**TASK PROMPT:** Using the material below, repeat exactly the lines from the one with "Emit a Python" through the one with "fig = go.Figure()", ends included, without any images.

(Source code of charts)
---+---

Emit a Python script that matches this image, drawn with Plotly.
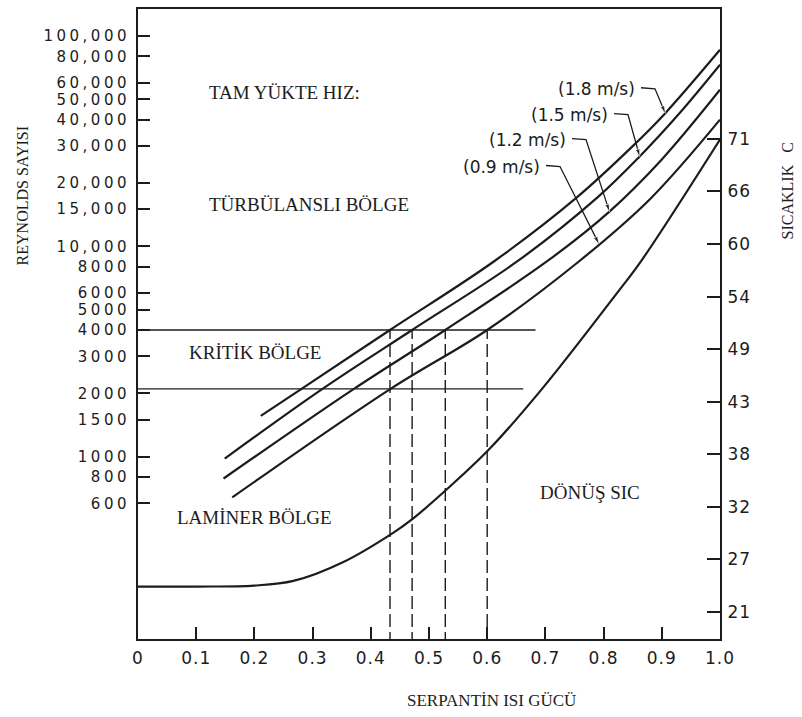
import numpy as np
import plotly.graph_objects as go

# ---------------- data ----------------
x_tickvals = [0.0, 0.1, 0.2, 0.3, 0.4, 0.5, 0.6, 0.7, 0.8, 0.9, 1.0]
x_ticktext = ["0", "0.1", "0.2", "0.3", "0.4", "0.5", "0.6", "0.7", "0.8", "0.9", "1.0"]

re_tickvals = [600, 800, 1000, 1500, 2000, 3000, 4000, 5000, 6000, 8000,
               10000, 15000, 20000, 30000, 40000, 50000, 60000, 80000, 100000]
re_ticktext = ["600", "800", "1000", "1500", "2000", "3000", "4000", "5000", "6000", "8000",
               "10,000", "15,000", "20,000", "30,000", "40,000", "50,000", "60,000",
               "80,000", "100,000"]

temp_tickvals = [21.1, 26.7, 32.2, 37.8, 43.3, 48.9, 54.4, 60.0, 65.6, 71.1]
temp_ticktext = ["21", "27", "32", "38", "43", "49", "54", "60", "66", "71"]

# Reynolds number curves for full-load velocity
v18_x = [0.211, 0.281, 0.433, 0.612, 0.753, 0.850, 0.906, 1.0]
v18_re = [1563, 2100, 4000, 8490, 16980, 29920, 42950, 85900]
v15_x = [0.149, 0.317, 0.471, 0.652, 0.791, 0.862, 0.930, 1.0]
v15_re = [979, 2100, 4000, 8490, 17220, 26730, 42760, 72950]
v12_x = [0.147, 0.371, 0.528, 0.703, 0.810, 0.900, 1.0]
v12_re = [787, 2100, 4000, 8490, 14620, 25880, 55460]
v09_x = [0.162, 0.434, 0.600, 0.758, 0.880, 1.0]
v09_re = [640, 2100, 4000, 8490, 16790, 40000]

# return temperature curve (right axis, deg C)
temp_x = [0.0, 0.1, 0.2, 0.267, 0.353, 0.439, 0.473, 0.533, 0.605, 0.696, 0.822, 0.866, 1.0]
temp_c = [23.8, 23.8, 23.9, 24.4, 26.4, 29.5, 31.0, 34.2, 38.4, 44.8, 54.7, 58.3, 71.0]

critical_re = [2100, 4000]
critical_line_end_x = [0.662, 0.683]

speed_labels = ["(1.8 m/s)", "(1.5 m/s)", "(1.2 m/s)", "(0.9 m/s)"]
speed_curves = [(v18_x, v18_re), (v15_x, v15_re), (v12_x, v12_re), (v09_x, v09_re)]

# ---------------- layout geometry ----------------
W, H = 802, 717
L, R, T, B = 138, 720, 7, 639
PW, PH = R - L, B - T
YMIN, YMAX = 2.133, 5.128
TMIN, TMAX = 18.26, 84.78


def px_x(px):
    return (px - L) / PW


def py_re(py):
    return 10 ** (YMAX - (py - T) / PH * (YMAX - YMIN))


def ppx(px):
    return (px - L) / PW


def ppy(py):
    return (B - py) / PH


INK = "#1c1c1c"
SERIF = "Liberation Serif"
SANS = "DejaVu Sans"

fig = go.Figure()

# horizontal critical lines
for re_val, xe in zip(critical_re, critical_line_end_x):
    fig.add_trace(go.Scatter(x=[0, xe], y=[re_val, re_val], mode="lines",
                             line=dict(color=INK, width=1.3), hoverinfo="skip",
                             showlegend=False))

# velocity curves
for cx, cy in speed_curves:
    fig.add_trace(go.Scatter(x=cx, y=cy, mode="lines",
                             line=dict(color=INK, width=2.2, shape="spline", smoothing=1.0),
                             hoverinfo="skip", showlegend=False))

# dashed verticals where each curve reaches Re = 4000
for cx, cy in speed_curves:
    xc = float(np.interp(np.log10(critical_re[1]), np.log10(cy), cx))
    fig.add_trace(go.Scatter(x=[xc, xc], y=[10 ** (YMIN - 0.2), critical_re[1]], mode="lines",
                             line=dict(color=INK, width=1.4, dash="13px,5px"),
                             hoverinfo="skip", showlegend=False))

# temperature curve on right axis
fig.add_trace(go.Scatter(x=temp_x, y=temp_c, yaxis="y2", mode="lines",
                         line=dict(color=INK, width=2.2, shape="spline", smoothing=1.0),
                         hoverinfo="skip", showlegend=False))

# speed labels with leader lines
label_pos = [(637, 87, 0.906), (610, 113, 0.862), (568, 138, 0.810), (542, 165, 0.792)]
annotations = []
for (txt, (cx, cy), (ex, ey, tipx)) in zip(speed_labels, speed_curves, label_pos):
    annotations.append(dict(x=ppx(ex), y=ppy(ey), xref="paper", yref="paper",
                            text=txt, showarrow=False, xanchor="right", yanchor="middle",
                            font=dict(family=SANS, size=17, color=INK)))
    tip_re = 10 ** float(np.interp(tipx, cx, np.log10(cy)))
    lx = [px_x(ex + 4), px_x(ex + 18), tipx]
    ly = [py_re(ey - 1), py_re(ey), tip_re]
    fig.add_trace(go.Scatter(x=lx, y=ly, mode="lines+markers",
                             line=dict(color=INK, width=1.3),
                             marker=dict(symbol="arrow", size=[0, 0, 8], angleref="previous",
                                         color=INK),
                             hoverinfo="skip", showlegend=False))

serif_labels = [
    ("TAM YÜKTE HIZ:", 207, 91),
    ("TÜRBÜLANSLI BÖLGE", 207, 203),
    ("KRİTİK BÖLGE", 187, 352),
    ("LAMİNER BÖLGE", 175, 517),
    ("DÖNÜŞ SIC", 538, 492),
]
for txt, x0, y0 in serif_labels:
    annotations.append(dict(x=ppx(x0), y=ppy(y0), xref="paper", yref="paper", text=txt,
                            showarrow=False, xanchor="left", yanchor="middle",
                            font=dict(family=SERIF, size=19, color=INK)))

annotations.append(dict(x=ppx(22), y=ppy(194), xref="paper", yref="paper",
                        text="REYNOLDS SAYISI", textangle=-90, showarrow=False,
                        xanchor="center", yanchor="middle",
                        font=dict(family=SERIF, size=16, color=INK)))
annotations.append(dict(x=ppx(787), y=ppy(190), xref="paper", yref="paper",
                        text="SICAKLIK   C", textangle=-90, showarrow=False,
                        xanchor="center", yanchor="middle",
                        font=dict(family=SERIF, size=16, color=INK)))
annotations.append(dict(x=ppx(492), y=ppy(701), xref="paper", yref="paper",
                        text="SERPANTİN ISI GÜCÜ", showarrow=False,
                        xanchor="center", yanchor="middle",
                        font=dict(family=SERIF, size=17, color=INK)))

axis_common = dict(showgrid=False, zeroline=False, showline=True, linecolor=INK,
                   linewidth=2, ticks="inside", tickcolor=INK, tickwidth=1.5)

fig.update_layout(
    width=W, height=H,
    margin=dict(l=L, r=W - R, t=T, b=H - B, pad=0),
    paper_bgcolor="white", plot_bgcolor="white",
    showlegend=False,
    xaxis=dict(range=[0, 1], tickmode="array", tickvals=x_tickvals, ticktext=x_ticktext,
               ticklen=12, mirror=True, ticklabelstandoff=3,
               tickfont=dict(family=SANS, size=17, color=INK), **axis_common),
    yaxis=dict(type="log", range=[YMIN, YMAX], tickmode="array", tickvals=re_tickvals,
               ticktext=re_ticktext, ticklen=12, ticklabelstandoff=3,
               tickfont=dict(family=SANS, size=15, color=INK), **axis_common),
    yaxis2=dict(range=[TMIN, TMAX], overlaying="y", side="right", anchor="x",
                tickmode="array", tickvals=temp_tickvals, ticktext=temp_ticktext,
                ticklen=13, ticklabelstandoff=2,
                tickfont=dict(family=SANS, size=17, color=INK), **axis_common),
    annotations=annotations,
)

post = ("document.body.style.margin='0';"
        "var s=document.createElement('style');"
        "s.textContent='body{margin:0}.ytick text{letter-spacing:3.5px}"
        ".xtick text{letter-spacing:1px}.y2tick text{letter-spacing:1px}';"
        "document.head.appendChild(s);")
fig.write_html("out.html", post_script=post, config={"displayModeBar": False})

---+---

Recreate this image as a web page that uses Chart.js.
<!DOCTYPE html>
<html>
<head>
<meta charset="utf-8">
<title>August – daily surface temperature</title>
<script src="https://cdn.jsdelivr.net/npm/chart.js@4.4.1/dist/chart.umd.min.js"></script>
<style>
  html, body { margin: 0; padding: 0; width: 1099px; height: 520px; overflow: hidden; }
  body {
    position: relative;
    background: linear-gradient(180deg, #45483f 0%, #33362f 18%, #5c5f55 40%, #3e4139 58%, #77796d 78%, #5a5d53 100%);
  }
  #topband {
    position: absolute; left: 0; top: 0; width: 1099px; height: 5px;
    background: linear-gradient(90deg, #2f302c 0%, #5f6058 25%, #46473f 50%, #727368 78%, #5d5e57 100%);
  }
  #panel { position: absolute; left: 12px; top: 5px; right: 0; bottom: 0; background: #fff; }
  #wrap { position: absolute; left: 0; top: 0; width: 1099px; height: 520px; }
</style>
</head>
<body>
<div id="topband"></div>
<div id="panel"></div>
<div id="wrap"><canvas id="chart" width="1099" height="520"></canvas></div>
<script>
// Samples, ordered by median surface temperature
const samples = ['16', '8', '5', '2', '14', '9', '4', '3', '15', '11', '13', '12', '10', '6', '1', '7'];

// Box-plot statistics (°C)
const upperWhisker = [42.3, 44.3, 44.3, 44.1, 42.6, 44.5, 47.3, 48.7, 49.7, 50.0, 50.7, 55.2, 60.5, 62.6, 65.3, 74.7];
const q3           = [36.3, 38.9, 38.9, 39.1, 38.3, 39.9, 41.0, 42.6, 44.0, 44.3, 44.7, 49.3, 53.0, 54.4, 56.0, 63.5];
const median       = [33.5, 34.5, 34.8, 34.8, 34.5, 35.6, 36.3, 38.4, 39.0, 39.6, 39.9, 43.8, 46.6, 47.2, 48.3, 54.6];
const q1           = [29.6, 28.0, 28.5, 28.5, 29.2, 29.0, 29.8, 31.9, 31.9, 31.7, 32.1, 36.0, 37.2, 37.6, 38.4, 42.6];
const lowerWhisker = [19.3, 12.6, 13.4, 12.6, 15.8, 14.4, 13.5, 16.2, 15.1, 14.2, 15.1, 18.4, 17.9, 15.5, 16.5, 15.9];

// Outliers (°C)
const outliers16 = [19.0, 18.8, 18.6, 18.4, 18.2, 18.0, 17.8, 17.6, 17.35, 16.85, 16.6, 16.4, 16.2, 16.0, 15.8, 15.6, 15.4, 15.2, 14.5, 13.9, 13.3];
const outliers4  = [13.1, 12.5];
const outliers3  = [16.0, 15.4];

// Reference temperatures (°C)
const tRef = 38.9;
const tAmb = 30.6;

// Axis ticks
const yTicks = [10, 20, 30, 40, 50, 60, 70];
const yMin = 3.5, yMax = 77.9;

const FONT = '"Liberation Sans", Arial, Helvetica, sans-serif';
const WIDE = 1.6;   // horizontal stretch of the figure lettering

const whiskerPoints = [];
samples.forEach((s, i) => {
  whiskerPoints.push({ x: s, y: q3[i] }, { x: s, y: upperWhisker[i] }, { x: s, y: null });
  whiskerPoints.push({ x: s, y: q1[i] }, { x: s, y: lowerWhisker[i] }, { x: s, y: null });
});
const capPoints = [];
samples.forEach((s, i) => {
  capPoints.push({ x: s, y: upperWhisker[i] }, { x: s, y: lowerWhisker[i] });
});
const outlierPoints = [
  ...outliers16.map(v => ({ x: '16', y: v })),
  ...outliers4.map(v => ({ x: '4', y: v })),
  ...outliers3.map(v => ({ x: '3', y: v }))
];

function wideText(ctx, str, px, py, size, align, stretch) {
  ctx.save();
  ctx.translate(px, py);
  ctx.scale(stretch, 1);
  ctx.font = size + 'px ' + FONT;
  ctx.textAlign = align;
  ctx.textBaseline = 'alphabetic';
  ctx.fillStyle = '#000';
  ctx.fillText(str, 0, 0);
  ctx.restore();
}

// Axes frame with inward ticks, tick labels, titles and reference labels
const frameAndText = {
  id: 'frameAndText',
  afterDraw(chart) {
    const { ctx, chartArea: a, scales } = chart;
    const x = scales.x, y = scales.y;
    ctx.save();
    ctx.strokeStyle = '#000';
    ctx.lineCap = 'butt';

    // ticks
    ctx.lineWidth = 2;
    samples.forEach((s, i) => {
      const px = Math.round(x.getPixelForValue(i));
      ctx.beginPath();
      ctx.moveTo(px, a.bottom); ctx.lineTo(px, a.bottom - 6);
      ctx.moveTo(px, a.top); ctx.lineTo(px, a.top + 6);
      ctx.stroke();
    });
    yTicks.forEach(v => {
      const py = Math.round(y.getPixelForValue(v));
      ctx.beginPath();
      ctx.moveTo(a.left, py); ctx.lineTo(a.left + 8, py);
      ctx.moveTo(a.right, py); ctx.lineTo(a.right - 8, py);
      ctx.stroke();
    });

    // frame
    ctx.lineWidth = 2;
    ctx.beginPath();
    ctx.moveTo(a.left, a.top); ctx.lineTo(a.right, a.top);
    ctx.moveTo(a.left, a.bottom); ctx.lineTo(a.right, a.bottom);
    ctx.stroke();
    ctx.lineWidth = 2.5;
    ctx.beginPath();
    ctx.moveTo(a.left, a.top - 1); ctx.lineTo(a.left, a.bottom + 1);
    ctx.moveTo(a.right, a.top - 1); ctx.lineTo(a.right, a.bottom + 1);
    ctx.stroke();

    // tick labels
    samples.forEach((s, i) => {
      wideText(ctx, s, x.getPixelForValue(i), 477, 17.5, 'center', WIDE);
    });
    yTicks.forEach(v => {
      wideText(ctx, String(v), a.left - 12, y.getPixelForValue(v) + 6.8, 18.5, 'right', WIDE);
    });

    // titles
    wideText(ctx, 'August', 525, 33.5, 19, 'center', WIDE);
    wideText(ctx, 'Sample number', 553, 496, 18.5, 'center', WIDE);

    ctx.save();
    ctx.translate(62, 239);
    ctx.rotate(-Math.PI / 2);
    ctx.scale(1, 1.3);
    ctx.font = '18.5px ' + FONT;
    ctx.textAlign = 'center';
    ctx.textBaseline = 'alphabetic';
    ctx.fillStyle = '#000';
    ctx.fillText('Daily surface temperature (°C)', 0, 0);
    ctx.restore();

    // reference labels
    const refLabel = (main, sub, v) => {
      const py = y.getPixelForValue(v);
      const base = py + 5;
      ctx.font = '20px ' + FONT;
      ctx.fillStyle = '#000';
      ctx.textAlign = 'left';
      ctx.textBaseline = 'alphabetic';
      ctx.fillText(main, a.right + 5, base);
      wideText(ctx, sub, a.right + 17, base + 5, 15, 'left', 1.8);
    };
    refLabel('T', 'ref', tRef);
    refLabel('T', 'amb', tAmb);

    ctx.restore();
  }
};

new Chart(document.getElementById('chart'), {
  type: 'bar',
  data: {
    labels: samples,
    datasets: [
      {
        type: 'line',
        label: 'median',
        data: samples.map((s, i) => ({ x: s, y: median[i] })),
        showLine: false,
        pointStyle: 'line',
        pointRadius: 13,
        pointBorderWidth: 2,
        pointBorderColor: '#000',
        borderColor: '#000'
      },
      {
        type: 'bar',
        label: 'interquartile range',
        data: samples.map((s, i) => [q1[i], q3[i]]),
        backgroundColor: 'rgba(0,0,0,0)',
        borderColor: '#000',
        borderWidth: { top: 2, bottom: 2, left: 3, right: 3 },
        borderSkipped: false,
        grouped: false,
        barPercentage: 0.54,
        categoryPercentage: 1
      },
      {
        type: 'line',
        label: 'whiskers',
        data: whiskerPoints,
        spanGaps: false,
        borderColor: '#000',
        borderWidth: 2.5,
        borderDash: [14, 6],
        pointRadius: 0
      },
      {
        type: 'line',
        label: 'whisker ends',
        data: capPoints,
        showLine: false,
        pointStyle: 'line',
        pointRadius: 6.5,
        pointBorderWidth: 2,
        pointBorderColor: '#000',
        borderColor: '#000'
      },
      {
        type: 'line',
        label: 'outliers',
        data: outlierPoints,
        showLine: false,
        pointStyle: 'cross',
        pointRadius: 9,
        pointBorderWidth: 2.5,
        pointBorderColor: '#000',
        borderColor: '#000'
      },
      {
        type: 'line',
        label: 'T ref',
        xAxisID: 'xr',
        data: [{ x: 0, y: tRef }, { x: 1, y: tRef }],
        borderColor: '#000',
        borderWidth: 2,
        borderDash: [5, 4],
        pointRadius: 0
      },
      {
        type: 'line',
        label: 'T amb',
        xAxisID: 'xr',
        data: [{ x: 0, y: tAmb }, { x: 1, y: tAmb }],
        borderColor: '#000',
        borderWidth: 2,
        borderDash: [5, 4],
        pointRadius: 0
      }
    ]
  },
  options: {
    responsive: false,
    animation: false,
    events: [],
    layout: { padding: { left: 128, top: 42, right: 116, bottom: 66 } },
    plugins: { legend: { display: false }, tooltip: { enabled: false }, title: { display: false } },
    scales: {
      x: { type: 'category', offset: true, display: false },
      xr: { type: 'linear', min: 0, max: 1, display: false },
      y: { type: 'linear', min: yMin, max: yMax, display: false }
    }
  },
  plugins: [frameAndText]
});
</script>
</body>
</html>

---+---

**RESULT OF THE EXERCISE:**
Emit a Python script that matches this image, drawn with Plotly.
import numpy as np
import plotly.graph_objects as go

# ---------------- data ----------------
x_tickvals = [0.0, 0.1, 0.2, 0.3, 0.4, 0.5, 0.6, 0.7, 0.8, 0.9, 1.0]
x_ticktext = ["0", "0.1", "0.2", "0.3", "0.4", "0.5", "0.6", "0.7", "0.8", "0.9", "1.0"]

re_tickvals = [600, 800, 1000, 1500, 2000, 3000, 4000, 5000, 6000, 8000,
               10000, 15000, 20000, 30000, 40000, 50000, 60000, 80000, 100000]
re_ticktext = ["600", "800", "1000", "1500", "2000", "3000", "4000", "5000", "6000", "8000",
               "10,000", "15,000", "20,000", "30,000", "40,000", "50,000", "60,000",
               "80,000", "100,000"]

temp_tickvals = [21.1, 26.7, 32.2, 37.8, 43.3, 48.9, 54.4, 60.0, 65.6, 71.1]
temp_ticktext = ["21", "27", "32", "38", "43", "49", "54", "60", "66", "71"]

# Reynolds number curves for full-load velocity
v18_x = [0.211, 0.281, 0.433, 0.612, 0.753, 0.850, 0.906, 1.0]
v18_re = [1563, 2100, 4000, 8490, 16980, 29920, 42950, 85900]
v15_x = [0.149, 0.317, 0.471, 0.652, 0.791, 0.862, 0.930, 1.0]
v15_re = [979, 2100, 4000, 8490, 17220, 26730, 42760, 72950]
v12_x = [0.147, 0.371, 0.528, 0.703, 0.810, 0.900, 1.0]
v12_re = [787, 2100, 4000, 8490, 14620, 25880, 55460]
v09_x = [0.162, 0.434, 0.600, 0.758, 0.880, 1.0]
v09_re = [640, 2100, 4000, 8490, 16790, 40000]

# return temperature curve (right axis, deg C)
temp_x = [0.0, 0.1, 0.2, 0.267, 0.353, 0.439, 0.473, 0.533, 0.605, 0.696, 0.822, 0.866, 1.0]
temp_c = [23.8, 23.8, 23.9, 24.4, 26.4, 29.5, 31.0, 34.2, 38.4, 44.8, 54.7, 58.3, 71.0]

critical_re = [2100, 4000]
critical_line_end_x = [0.662, 0.683]

speed_labels = ["(1.8 m/s)", "(1.5 m/s)", "(1.2 m/s)", "(0.9 m/s)"]
speed_curves = [(v18_x, v18_re), (v15_x, v15_re), (v12_x, v12_re), (v09_x, v09_re)]

# ---------------- layout geometry ----------------
W, H = 802, 717
L, R, T, B = 138, 720, 7, 639
PW, PH = R - L, B - T
YMIN, YMAX = 2.133, 5.128
TMIN, TMAX = 18.26, 84.78


def px_x(px):
    return (px - L) / PW


def py_re(py):
    return 10 ** (YMAX - (py - T) / PH * (YMAX - YMIN))


def ppx(px):
    return (px - L) / PW


def ppy(py):
    return (B - py) / PH


INK = "#1c1c1c"
SERIF = "Liberation Serif"
SANS = "DejaVu Sans"

fig = go.Figure()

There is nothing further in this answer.